To be liable under § 1983, an individual must be personally involved in the acts causing the deprivation of a person's constitutional rights. See Lozano v. Smith, 718 F.2d 756 (5th Cir. 1983). It is well settled that supervisory officials cannot be held vicariously liable for their subordinates' actions under § 1983. See Monell v. Dep't of Social Servs., 436 U.S. 658, 691-95 (1978); Bigford v. Taylor, 834 F.2d 1213, 1220 (5th Cir. 1988); Thibodeaux v. Arceneaux, 768 F.2d 737, 739 (5th Cir. 1985) (per curiam). Supervisory officials may be held liable only if they (i) affirmatively participate in acts that cause constitutional deprivation, or (ii) implement unconstitutional policies that causally result in plaintiff's injury. See Thompkins v. Belt, 828 F.2d 298, 303 (5th Cir. 1987); see also Grandstaff v. City of Borger, 767 F.2d 161, 169-70 (5th Cir. 1985).
The answers to the magistrate judge's questionnaire reflect that Plaintiff cannot meet either of the above standards. Therefore, Plaintiff's claims against Defendants Bolton and Bowles lack an arguable basis in law and should be dismissed as frivolous.
RECOMMENDATION:
For the foregoing reasons, it is recommended that Plaintiff's complaint be dismissed with prejudice as frivolous and for seeking monetary relief against Defendants who are immune from such relief. See 28 U.S.C. § 1915(e)(2)(B)(i) and (iii).

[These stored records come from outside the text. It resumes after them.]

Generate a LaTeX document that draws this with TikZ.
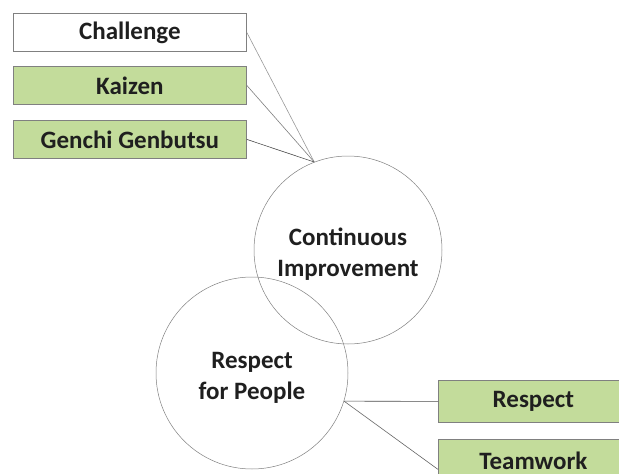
\documentclass[tikz,border=0pt]{standalone}
\usepackage{fontspec}
\setmainfont{Carlito}
\begin{document}
\begin{tikzpicture}[x=1pt,y=-1pt,
  label box/.style={draw=black!50, line width=0.8pt, minimum width=233pt, minimum height=38pt,
    inner sep=0pt, font=\bfseries\fontsize{25}{30}\selectfont, text=black!88, anchor=north west},
  green box/.style={label box, fill=leafgreen},
  pillar/.style={draw=black!50, line width=0.5pt, circle, minimum size=188pt, inner sep=0pt,
    align=center, font=\bfseries\fontsize{25}{31}\selectfont, text=black!88},
  link/.style={draw=black!60, line width=0.6pt}]
\definecolor{leafgreen}{HTML}{C3DC9B}
\clip (0,0) rectangle (619,474);
\fill[white] (0,0) rectangle (619,474);

% two pillars (strut on the first line sets the text a little lower)
\node[pillar] (ci) at (348,250) {\rule{0pt}{25pt}Continuous\\Improvement};
\node[pillar, minimum size=192pt] (rp) at (252,373) {\rule{0pt}{25pt}Respect\\for People};

% principles under continuous improvement
\node[label box, fill=white] (ch) at (13,13) {Challenge};
\node[green box] (kz) at (13,66) {Kaizen};
\node[green box] (gg) at (13,120) {Genchi Genbutsu};

% principles under respect for people
\node[green box, minimum width=190pt, minimum height=42pt] (rs) at (438,380) {Respect};
\node[green box, minimum width=190pt, minimum height=42pt] (tw) at (438,439) {Teamwork};

\coordinate (ciTop) at (ci.111);
\coordinate (rpSide) at (rp.-17);

\draw[link, draw=black!40] (ch.east) -- (ciTop);
\draw[link, draw=black!50] (kz.east) -- (ciTop);
\draw[link, draw=black!70] (gg.east) -- (ciTop);
\draw[link, draw=black!70] (rpSide) -- (rs.west);
\draw[link, draw=black!60] (rpSide) -- ([yshift=-9pt]tw.west);
\end{tikzpicture}
\end{document}
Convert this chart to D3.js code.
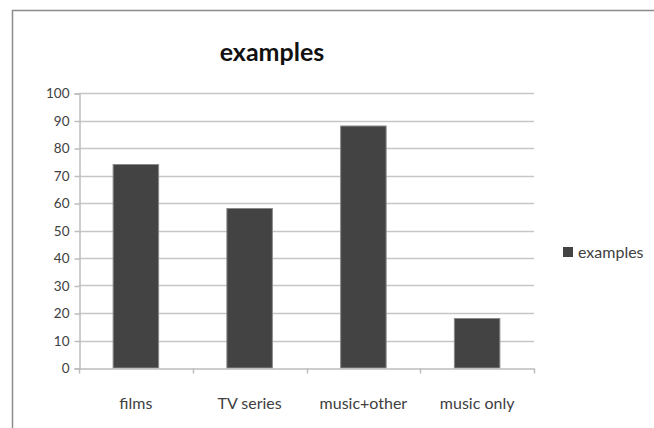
<!DOCTYPE html>
<html>
<head>
<meta charset="utf-8">
<script src="https://cdn.jsdelivr.net/npm/d3@7/dist/d3.min.js"></script>
<style>
  html, body { margin: 0; padding: 0; background: #fff; }
  svg { display: block; }
  text { font-family: Lato, "Open Sans", sans-serif; }
</style>
</head>
<body>
<svg id="chart" width="654" height="428"></svg>
<script>
const categories = ["films", "TV series", "music+other", "music only"];
const values = [74, 58, 88, 18];
const yTicks = [0, 10, 20, 30, 40, 50, 60, 70, 80, 90, 100];
const seriesName = "examples";
const titleText = "examples";

const svg = d3.select("#chart");
const W = 654, H = 428;

// outer chart border
svg.append("rect").attr("x", 12.5).attr("y", 10.5).attr("width", W + 10).attr("height", H + 10)
  .attr("fill", "#fff").attr("stroke", "#8c8c8c").attr("stroke-width", 1.5);

const plot = { left: 79, right: 534, top: 93, bottom: 368 };

const x = d3.scaleBand().domain(categories).range([plot.left, plot.right]).padding(0);
const y = d3.scaleLinear().domain([0, 100]).range([plot.bottom, plot.top]);

// gridlines
svg.append("g").selectAll("line").data(yTicks.filter(d => d > 0)).join("line")
  .attr("x1", plot.left).attr("x2", plot.right)
  .attr("y1", d => Math.round(y(d)) + 0.5).attr("y2", d => Math.round(y(d)) + 0.5)
  .attr("stroke", "#c6c6c6").attr("stroke-width", 1.5);

// y axis
const yAxis = d3.axisLeft(y).tickValues(yTicks).tickSize(5).tickPadding(5);
const gy = svg.append("g").attr("transform", `translate(${plot.left + 0.5},0.5)`).call(yAxis);
gy.select(".domain").attr("stroke", "#bdbdbd").attr("stroke-width", 1.5);
gy.selectAll(".tick line").attr("stroke", "#bdbdbd").attr("stroke-width", 1.5);
gy.selectAll(".tick text").attr("fill", "#404040").style("font-size", "13.5px").style("font-family", "Lato, sans-serif");

// bars
const barW = x.bandwidth() * 0.4;
svg.append("g").selectAll("rect").data(categories).join("rect")
  .attr("x", (d) => x(d) + (x.bandwidth() - barW) / 2)
  .attr("y", (d, i) => y(values[i]))
  .attr("width", barW)
  .attr("height", (d, i) => y(0) - y(values[i]))
  .attr("fill", "#434343").attr("stroke", "#8a8a8a").attr("stroke-width", 1);

// x axis
const xAxis = d3.axisBottom(x).tickSize(0).tickPadding(29);
const gx = svg.append("g").attr("transform", `translate(0,${plot.bottom + 0.5})`).call(xAxis);
gx.select(".domain").attr("stroke", "#bdbdbd").attr("stroke-width", 1.5);
gx.selectAll(".tick text").attr("fill", "#404040").style("font-size", "16px").style("font-family", "Lato, sans-serif");
// boundary ticks
const bounds = categories.map(c => x(c)).concat([plot.right]);
gx.append("g").selectAll("line").data(bounds).join("line")
  .attr("x1", d => Math.round(d) + 0.5).attr("x2", d => Math.round(d) + 0.5)
  .attr("y1", 0).attr("y2", 5)
  .attr("stroke", "#bdbdbd").attr("stroke-width", 1.5);

// title
svg.append("text").attr("x", 272).attr("y", 61).attr("text-anchor", "middle")
  .style("font-size", "25px").style("font-weight", "bold").attr("fill", "#111")
  .text(titleText);

// legend
const lg = svg.append("g").attr("transform", "translate(563,247)");
lg.append("rect").attr("width", 10).attr("height", 10).attr("fill", "#434343");
lg.append("text").attr("x", 15).attr("y", 10.5).style("font-size", "16px").attr("fill", "#404040").text(seriesName);
</script>
</body>
</html>
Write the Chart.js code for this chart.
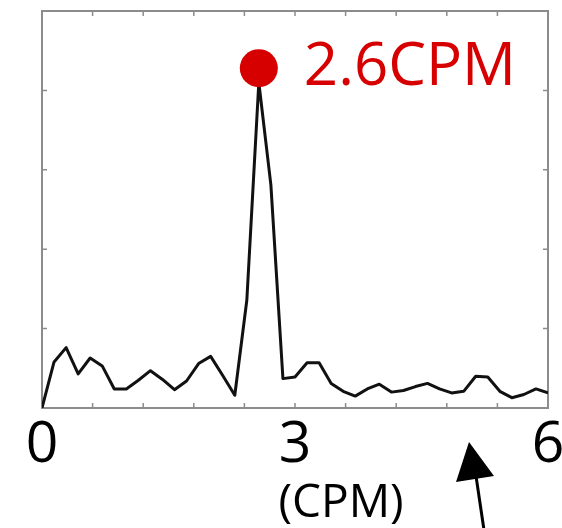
<!DOCTYPE html>
<html>
<head>
<meta charset="utf-8">
<script src="https://cdn.jsdelivr.net/npm/chart.js@4.4.1/dist/chart.umd.min.js"></script>
<style>
  html, body { margin: 0; padding: 0; background: #fff; }
  #wrap { width: 562px; height: 528px; }
</style>
</head>
<body>
<div id="wrap"><canvas id="chart" width="562" height="528"></canvas></div>
<script>
// frequency bins (CPM), one every 1/7 CPM
var freqs = [0, 0.143, 0.286, 0.429, 0.571, 0.714, 0.857, 1, 1.143, 1.286, 1.429,
    1.571, 1.714, 1.857, 2, 2.143, 2.286, 2.429, 2.571, 2.714, 2.857, 3,
    3.143, 3.286, 3.429, 3.571, 3.714, 3.857, 4, 4.143, 4.286, 4.429, 4.571,
    4.714, 4.857, 5, 5.143, 5.286, 5.429, 5.571, 5.714, 5.857, 6];
var power = [0, 0.58, 0.76, 0.43, 0.63, 0.53, 0.24, 0.24, 0.35, 0.47, 0.36,
    0.23, 0.34, 0.56, 0.65, 0.41, 0.16, 1.36, 4.1, 2.81, 0.37, 0.39,
    0.57, 0.57, 0.31, 0.21, 0.15, 0.24, 0.30, 0.20, 0.22, 0.27, 0.31,
    0.24, 0.19, 0.21, 0.40, 0.39, 0.21, 0.13, 0.17, 0.24, 0.19];
var peakFreq = [2.571];
var peakMark = [4.28];
var peakLabel = '2.6CPM';
var xTickLabels = ['0', '3', '6'];
var xTitle = '(CPM)';

var FONT = "'Open Sans', 'Noto Sans', sans-serif";
var RED = 'rgb(215, 0, 0)';

var points = freqs.map(function (f, i) { return { x: f, y: power[i] }; });
var peak = peakFreq.map(function (f, i) { return { x: f, y: peakMark[i] }; });

var frame = {
    id: 'frame',
    beforeDatasetsDraw: function (chart) {
        var ctx = chart.ctx, a = chart.chartArea;
        var xs = chart.scales.x, ys = chart.scales.y;
        ctx.save();
        ctx.strokeStyle = '#8c8c8c';
        ctx.lineWidth = 2;
        ctx.strokeRect(a.left, a.top, a.right - a.left, a.bottom - a.top);
        ctx.lineWidth = 1.5;
        ctx.beginPath();
        xs.ticks.forEach(function (t) {
            var px = xs.getPixelForValue(t.value);
            ctx.moveTo(px, a.bottom); ctx.lineTo(px, a.bottom - 5);
            ctx.moveTo(px, a.top); ctx.lineTo(px, a.top + 5);
        });
        ys.ticks.forEach(function (t) {
            var py = ys.getPixelForValue(t.value);
            ctx.moveTo(a.left, py); ctx.lineTo(a.left + 5, py);
            ctx.moveTo(a.right, py); ctx.lineTo(a.right - 5, py);
        });
        ctx.stroke();
        ctx.restore();
    },
    afterDraw: function (chart) {
        var ctx = chart.ctx;
        var xs = chart.scales.x;
        ctx.save();
        // peak label
        ctx.fillStyle = RED;
        ctx.font = '500 60px ' + FONT;
        ctx.textBaseline = 'alphabetic';
        ctx.textAlign = 'left';
        ctx.fillText(peakLabel, xs.getPixelForValue(peakFreq[0]) + 45, 85);
        // axis unit
        ctx.fillStyle = '#000';
        ctx.font = '500 46px ' + FONT;
        ctx.textAlign = 'center';
        ctx.fillText(xTitle, 341, 517);
        // arrow
        ctx.strokeStyle = '#000';
        ctx.lineWidth = 3;
        ctx.beginPath();
        ctx.moveTo(476, 476);
        ctx.lineTo(484, 530);
        ctx.stroke();
        ctx.beginPath();
        ctx.moveTo(469, 442);
        ctx.lineTo(456, 482);
        ctx.lineTo(494, 476);
        ctx.closePath();
        ctx.fill();
        ctx.restore();
    }
};

new Chart(document.getElementById('chart'), {
    type: 'scatter',
    data: {
        datasets: [{
            data: peak,
            showLine: false,
            pointRadius: 19,
            pointHoverRadius: 19,
            backgroundColor: RED,
            borderWidth: 0,
            order: 0
        }, {
            data: points,
            showLine: true,
            borderColor: '#111',
            borderWidth: 3,
            pointRadius: 0,
            borderJoinStyle: 'round',
            tension: 0,
            order: 1
        }]
    },
    options: {
        responsive: false,
        animation: false,
        layout: { autoPadding: false, padding: { top: 11, right: 14, left: 0, bottom: 0 } },
        plugins: { legend: { display: false }, tooltip: { enabled: false } },
        scales: {
            x: {
                type: 'linear',
                min: 0,
                max: 6,
                grid: { display: false },
                border: { display: false },
                ticks: {
                    stepSize: 0.6,
                    autoSkip: false,
                    maxRotation: 0,
                    padding: -4,
                    color: '#000',
                    font: { family: FONT, size: 57, weight: '500' },
                    callback: function (v) {
                        var idx = [0, 3, 6].findIndex(function (c) { return Math.abs(v - c) < 1e-6; });
                        return idx >= 0 ? xTickLabels[idx] : '';
                    }
                },
                afterFit: function (scale) {
                    scale.height = 120;
                    scale.paddingLeft = 0;
                    scale.paddingRight = 0;
                }
            },
            y: {
                min: 0,
                max: 5,
                grid: { display: false },
                border: { display: false },
                ticks: { stepSize: 1, display: false },
                afterFit: function (scale) {
                    scale.width = 42;
                    scale.paddingTop = 0;
                    scale.paddingBottom = 0;
                }
            }
        }
    },
    plugins: [frame]
});
</script>
</body>
</html>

A copy of this recommendation will be mailed to Plaintiff.
NOTICE
In the event that you wish to object to this recommendation, you are hereby notified that you must file your written objections within ten days after being served with a copy of this recommendation. Pursuant toDouglass v. United Servs. Auto Ass'n, 79 F.3d 1415 (5th Cir. 1996) (en banc), a party's failure to file written objections to these proposed findings of fact and conclusions of law within such ten-day period may bar a de novo determination by the district judge of any finding of fact or conclusion of law and shall bar such party, except upon grounds of plain error, from attacking on appeal the unobjected to proposed findings of fact and conclusions of law accepted by the district court.